Social animations for virtual humans in games

by Editorial Team on 01/03/2018

In depth: our RAGE project

A conversation with Zerrin Yumak, assistant professor at the Department of Information and Computing Sciences at the Faculty of Science, Utrecht University, under the Interaction Technology division.

Who are we and what is our role in the RAGE project?

I am Zerrin Yumak, assistant professor of computer science at Utrecht University, leading Task 3.2: Embodiment and Physical Interaction in the RAGE project. The task develops assets that support the easy creation of flexible embodiment of virtual characters. We provide virtual character assets in which motions are adapted by specifying constraints. Constraints affect the joint orientations of an underlying skeleton, but other aspects of characters as well. The constraints can be supplied by the environment, the proportions of the character but also the emotional and social context. Enforcing motion constraints requires dealing with non-linearities in the rotational domain and restrictions on the degrees of freedom of the joints. We view motion on a semantic level, where we can specify the meaning of a motion, which is then translated to a motion of the particular character that performs it. Based on studies on how well emotions displayed by virtual characters are perceived, we support more efficiently production of emotional animations.

What is special about our research?

Believability of the virtual human motions is crucial to engage the people and to create an illusion of reality. However, it is not very easy to create believable characters. Motion capture is an effective way to generate real-life motions. Our research is about analysing social and emotional behaviours and turning them into expressive character animations.

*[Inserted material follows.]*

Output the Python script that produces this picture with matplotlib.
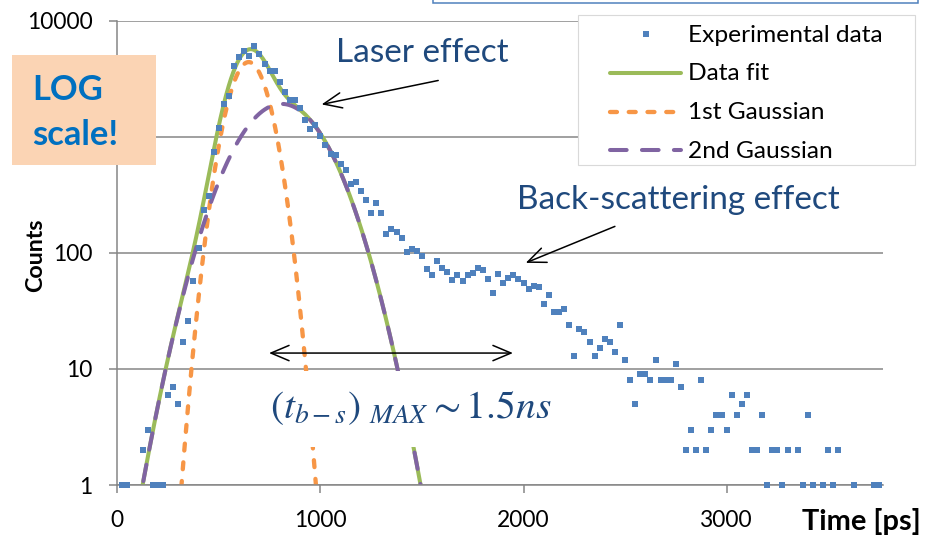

For this, we first analyse the behaviours of people in real contexts. For example, we capture and analyse how people behave during group social interactions, how often they look away or they look at the other person, and what kind of non-verbal behaviours they display. We also look into their attitudes and roles in the conversation. By learning patterns from data, using machine learning algorithms, we get some insights into real-life behaviour. Then we use these insights and motion capture data to generate the animations. Starting with the captured motions as a basis, we generate new animations by modifying and combining the existing ones. That requires motion signal processing and constrained motion graph search algorithms.

What we have done so far?

We developed the Virtual Human Controller asset which is a collection of modules that allows to create virtual characters that can talk, perform facial expressions and gestures. The asset provides a quick pipeline to build conversational 3D non-player characters from scratch. It is built on top of the Unity 3D Game Engine (a popular tool for building games) and provides three functionalities: 1) Creating an animatable 3D avatar 2) Individual animation controllers (speech, gaze, gestures) 3) Multimodal animation generation using the Behaviour Mark-up Language. We successfully integrated our asset with the Communicate! dialogue manager. In addition to inter-asset integration, our asset is currently being used by the game developers at BiP Media in Paris and in the interview skills training game for Randstad.

What is next?

Currently, we are working on three research projects. The first one is generating lip-sync animation based on the analysis of linguistic cues and emotional speech given real human audio as input. Another project aims to generate believable gesture motion for non-player characters, based on conversational attitudes such as friendly and conflictive styles, and drives the behaviour based on the pitch and amplitude in the audio files. Last but not least, we are also working on automated social behaviour in group casual conversations by analysing a motion capture database of real human interactions. We look at how people take turns, give the floor and interrupt each other and use these insights to generate synchronised gaze and gesture behaviour.